** Supplied material **
┄┄┄┄┄┄

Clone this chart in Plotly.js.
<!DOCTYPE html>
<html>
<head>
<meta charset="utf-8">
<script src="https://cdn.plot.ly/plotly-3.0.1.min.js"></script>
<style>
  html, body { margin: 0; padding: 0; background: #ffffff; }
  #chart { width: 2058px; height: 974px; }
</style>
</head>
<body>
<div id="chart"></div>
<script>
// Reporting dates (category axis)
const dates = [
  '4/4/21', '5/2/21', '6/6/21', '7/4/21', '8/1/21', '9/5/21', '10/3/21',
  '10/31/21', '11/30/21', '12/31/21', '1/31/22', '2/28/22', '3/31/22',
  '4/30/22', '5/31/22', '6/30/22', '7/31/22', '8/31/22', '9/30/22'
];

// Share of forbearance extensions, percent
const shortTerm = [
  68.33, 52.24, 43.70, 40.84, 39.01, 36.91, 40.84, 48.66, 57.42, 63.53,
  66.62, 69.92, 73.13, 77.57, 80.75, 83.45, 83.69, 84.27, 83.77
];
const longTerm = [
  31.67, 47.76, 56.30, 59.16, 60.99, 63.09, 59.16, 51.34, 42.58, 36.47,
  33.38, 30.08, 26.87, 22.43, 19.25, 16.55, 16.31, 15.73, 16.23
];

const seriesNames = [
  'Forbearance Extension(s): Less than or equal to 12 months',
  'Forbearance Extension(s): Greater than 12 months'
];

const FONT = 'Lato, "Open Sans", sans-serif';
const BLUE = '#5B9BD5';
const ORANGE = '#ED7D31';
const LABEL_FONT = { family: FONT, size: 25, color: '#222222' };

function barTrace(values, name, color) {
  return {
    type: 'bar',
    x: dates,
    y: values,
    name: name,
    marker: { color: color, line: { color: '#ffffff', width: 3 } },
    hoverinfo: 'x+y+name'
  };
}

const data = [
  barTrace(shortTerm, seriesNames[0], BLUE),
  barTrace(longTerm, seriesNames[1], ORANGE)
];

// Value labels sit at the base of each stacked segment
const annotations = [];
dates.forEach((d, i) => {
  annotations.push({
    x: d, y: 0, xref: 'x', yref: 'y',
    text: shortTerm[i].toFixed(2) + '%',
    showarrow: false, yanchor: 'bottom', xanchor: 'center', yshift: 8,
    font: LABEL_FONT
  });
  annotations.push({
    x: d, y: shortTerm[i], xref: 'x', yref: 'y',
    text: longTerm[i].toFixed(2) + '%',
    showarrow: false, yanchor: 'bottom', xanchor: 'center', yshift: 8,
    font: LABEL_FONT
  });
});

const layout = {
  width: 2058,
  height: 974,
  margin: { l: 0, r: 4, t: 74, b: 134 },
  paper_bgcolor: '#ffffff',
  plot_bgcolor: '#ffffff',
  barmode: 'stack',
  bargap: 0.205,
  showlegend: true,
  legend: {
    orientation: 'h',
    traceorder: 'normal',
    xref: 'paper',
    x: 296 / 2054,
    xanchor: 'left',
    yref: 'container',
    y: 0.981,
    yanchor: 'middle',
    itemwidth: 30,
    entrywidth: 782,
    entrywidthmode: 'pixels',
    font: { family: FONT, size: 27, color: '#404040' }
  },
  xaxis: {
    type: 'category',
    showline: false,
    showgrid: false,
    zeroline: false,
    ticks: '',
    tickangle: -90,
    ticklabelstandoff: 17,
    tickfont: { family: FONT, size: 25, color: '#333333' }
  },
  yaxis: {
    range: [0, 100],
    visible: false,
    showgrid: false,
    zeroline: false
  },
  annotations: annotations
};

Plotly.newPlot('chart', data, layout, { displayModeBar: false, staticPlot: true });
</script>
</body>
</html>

┄┄┄┄┄┄

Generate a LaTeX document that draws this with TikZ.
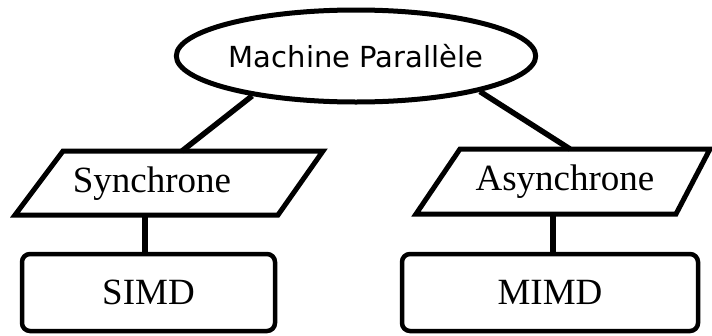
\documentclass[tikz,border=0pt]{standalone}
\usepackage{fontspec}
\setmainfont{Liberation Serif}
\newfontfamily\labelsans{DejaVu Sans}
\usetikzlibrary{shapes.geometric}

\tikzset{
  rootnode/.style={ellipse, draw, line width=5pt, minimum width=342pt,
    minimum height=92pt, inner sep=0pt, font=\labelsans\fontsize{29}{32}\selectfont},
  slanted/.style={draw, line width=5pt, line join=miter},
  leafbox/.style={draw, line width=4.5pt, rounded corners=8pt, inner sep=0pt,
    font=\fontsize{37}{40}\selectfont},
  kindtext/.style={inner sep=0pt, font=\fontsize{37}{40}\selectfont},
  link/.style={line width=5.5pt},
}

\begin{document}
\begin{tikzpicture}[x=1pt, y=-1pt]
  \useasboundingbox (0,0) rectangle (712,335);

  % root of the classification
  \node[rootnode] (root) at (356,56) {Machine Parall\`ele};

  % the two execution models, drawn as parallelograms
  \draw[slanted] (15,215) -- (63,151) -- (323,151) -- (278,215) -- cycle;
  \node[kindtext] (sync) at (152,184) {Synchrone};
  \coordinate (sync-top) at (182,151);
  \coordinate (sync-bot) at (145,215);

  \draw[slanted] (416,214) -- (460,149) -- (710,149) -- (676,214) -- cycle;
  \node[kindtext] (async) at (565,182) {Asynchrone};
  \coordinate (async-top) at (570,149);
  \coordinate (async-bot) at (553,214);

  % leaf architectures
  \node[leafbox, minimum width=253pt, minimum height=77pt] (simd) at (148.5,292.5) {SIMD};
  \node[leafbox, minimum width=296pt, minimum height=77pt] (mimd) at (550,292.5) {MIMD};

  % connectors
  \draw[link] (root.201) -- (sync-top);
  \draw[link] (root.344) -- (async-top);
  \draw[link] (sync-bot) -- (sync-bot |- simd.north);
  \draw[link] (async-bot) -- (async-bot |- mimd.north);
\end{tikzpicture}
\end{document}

┄┄┄┄┄┄

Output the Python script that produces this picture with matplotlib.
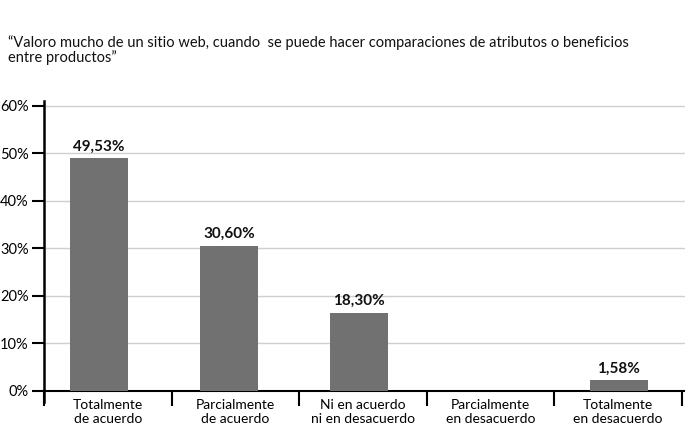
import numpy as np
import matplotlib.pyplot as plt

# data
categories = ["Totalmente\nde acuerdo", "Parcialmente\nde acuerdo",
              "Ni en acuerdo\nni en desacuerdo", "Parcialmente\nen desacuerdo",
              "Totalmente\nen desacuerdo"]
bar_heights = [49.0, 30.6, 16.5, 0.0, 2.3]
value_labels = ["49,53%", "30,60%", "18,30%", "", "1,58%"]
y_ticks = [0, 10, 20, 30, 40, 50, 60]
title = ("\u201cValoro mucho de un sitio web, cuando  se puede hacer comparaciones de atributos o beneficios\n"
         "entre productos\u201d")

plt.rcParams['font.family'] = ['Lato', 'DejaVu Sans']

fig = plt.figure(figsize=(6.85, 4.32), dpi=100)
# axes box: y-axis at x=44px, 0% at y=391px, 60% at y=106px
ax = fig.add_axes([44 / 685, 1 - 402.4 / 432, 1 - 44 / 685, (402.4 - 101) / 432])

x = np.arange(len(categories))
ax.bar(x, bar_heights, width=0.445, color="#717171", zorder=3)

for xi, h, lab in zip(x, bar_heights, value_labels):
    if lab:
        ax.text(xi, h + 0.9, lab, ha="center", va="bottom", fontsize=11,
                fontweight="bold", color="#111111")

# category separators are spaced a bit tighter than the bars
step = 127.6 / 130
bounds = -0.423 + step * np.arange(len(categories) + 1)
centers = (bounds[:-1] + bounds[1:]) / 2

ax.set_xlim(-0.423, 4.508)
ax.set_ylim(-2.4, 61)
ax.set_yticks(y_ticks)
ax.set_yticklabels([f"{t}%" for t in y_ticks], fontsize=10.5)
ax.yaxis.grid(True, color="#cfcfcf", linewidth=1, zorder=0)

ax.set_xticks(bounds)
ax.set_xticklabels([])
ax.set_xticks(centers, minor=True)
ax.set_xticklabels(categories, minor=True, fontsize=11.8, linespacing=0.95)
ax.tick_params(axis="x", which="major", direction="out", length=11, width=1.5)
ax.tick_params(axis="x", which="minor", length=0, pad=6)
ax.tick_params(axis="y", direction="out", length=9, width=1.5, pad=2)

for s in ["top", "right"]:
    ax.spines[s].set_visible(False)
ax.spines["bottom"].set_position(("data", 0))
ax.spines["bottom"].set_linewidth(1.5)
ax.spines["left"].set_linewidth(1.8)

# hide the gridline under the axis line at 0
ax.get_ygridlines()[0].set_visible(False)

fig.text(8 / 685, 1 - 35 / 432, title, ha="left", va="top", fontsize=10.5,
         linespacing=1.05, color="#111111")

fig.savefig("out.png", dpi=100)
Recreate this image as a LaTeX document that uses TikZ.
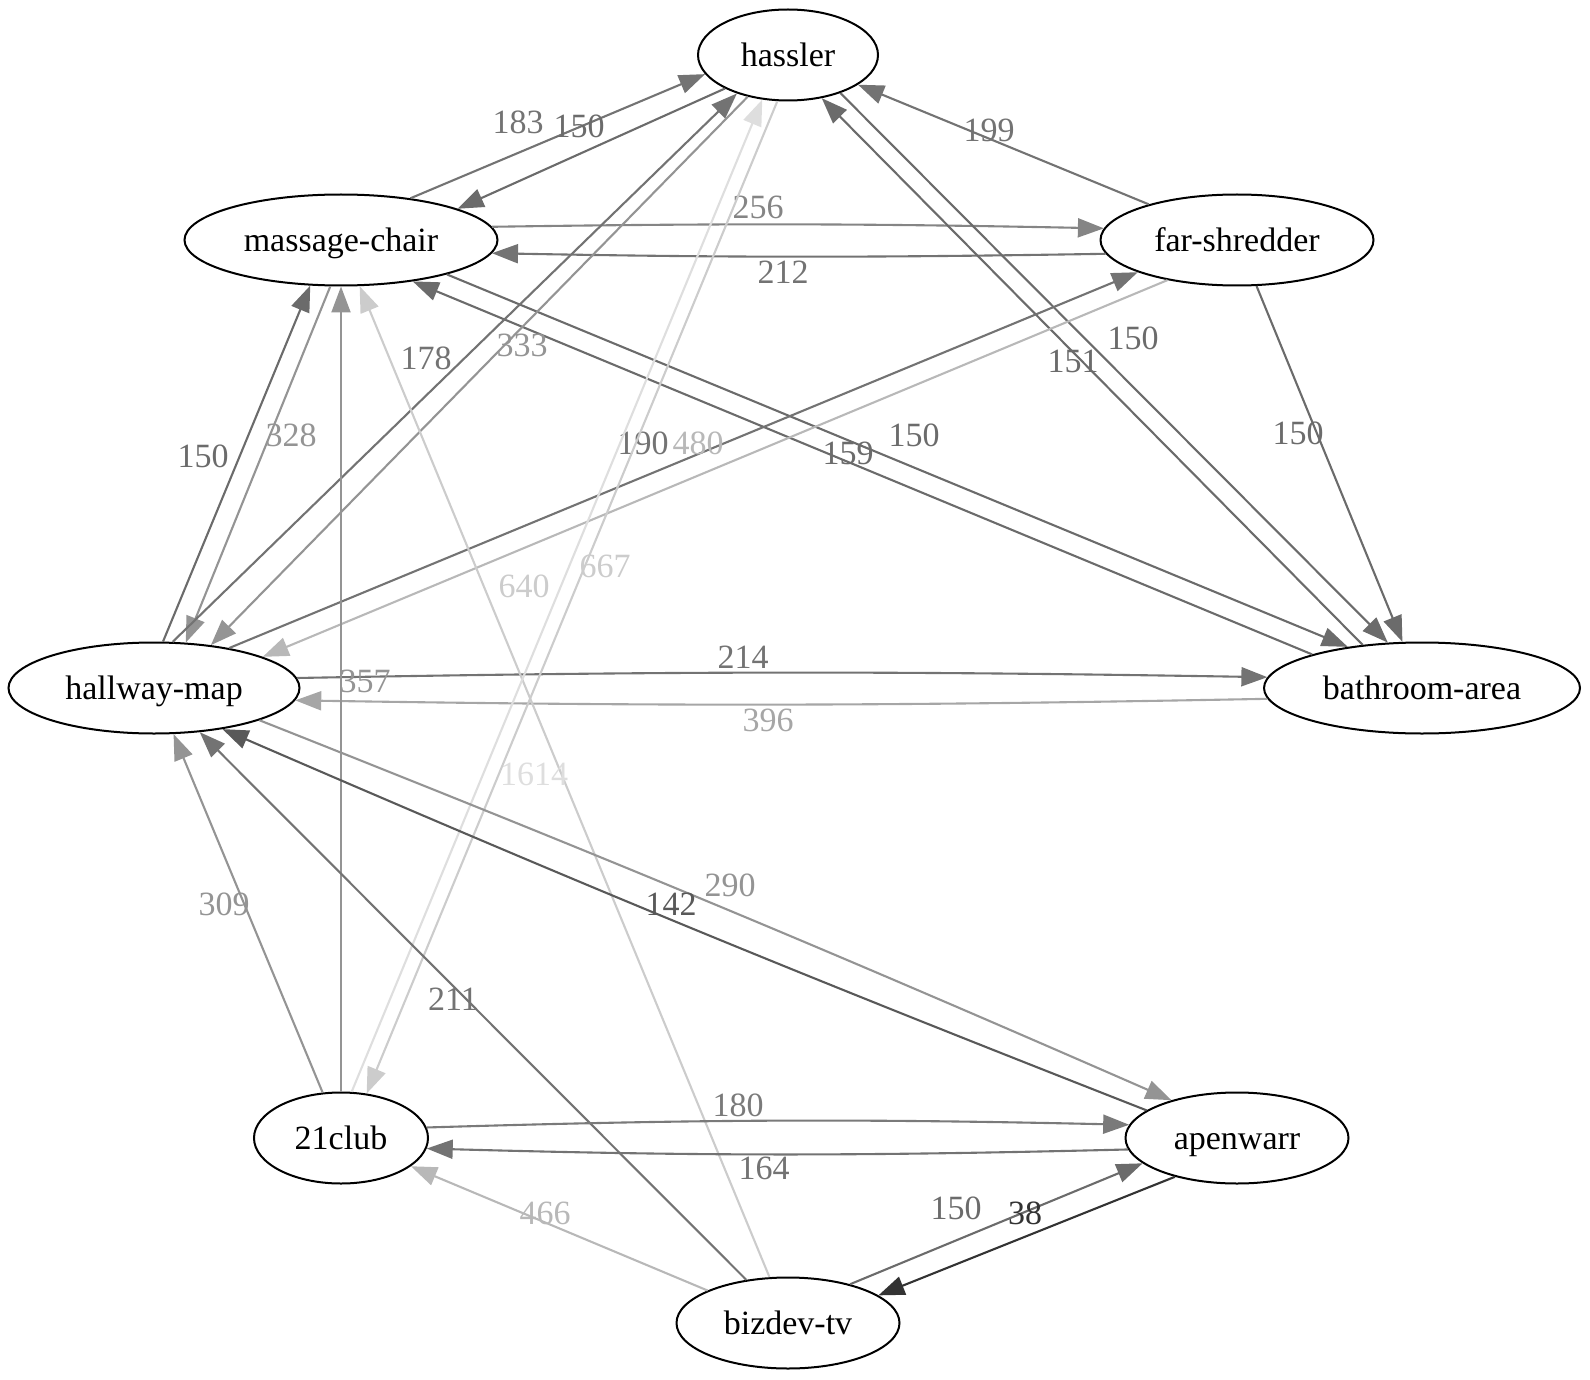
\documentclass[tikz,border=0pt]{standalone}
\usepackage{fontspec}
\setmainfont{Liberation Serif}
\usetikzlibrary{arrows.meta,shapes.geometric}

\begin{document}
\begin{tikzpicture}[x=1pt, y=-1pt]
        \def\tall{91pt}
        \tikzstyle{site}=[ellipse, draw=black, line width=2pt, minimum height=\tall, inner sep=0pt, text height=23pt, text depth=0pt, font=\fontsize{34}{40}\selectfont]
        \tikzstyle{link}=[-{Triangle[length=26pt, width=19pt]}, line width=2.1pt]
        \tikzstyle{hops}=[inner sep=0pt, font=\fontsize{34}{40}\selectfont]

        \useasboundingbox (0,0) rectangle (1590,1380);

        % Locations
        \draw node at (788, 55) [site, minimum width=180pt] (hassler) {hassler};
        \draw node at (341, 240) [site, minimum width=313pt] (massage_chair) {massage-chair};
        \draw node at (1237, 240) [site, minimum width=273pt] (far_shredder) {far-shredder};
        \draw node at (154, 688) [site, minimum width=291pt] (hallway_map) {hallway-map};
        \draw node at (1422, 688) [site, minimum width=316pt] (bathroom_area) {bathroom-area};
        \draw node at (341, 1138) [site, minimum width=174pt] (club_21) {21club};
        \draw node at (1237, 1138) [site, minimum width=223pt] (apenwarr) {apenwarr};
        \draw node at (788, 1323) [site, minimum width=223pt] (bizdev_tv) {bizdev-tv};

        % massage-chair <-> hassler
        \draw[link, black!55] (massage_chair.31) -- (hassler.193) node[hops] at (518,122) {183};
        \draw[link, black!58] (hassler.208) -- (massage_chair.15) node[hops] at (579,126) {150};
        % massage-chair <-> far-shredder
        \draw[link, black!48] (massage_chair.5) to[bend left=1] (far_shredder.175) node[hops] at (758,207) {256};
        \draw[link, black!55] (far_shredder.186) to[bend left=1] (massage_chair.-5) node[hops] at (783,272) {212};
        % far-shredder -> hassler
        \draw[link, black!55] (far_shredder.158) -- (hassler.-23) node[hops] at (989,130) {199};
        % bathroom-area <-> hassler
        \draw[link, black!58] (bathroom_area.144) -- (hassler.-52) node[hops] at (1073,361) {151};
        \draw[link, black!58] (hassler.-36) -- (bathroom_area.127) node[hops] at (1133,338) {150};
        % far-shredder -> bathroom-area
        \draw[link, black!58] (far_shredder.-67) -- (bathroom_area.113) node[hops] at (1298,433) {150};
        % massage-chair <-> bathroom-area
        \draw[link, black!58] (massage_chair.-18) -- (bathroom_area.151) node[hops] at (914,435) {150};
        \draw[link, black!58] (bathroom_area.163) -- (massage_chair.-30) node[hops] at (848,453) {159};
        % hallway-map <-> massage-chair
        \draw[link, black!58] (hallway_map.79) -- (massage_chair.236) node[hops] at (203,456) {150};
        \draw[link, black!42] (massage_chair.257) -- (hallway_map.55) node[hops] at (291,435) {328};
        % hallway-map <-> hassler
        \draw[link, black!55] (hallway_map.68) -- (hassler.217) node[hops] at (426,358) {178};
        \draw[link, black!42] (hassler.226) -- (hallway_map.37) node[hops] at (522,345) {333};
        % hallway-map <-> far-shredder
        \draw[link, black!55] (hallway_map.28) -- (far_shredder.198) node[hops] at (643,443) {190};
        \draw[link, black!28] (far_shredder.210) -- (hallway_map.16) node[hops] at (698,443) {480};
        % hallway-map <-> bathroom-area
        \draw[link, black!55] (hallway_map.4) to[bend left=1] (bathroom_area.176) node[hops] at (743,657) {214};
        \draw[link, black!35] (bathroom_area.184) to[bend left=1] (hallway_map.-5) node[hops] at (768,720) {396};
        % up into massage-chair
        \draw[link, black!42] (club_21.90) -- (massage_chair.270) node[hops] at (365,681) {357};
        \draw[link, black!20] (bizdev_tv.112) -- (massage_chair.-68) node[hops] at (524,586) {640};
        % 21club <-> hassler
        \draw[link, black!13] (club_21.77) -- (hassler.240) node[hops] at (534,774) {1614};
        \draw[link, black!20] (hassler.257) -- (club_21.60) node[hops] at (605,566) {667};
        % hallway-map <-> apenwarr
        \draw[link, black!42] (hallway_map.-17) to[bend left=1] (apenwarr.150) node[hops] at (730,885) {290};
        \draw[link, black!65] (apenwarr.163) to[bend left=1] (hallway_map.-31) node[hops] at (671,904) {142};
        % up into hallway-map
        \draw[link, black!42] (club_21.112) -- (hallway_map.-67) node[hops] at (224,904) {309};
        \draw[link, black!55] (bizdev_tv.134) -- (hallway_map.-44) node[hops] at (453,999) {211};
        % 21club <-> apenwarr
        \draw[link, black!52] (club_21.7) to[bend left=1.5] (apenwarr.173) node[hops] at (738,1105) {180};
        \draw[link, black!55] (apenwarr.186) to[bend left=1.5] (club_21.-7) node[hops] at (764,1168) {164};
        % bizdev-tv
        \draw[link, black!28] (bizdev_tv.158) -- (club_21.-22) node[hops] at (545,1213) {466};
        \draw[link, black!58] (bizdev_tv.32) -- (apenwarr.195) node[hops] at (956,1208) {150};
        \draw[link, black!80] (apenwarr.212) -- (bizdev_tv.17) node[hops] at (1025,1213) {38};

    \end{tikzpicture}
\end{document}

┄┄┄┄┄┄

** Directions for this task **
In the listing above, find the line containing "Output the Python" and the line containing "plt.rcParams['font.family'] = ['Lato', 'DejaVu". Print those two lines and every line between them exactly, with no pictures.

** Result below **
Output the Python script that produces this picture with matplotlib.
import numpy as np
import matplotlib.pyplot as plt

# data
categories = ["Totalmente\nde acuerdo", "Parcialmente\nde acuerdo",
              "Ni en acuerdo\nni en desacuerdo", "Parcialmente\nen desacuerdo",
              "Totalmente\nen desacuerdo"]
bar_heights = [49.0, 30.6, 16.5, 0.0, 2.3]
value_labels = ["49,53%", "30,60%", "18,30%", "", "1,58%"]
y_ticks = [0, 10, 20, 30, 40, 50, 60]
title = ("\u201cValoro mucho de un sitio web, cuando  se puede hacer comparaciones de atributos o beneficios\n"
         "entre productos\u201d")

plt.rcParams['font.family'] = ['Lato', 'DejaVu Sans']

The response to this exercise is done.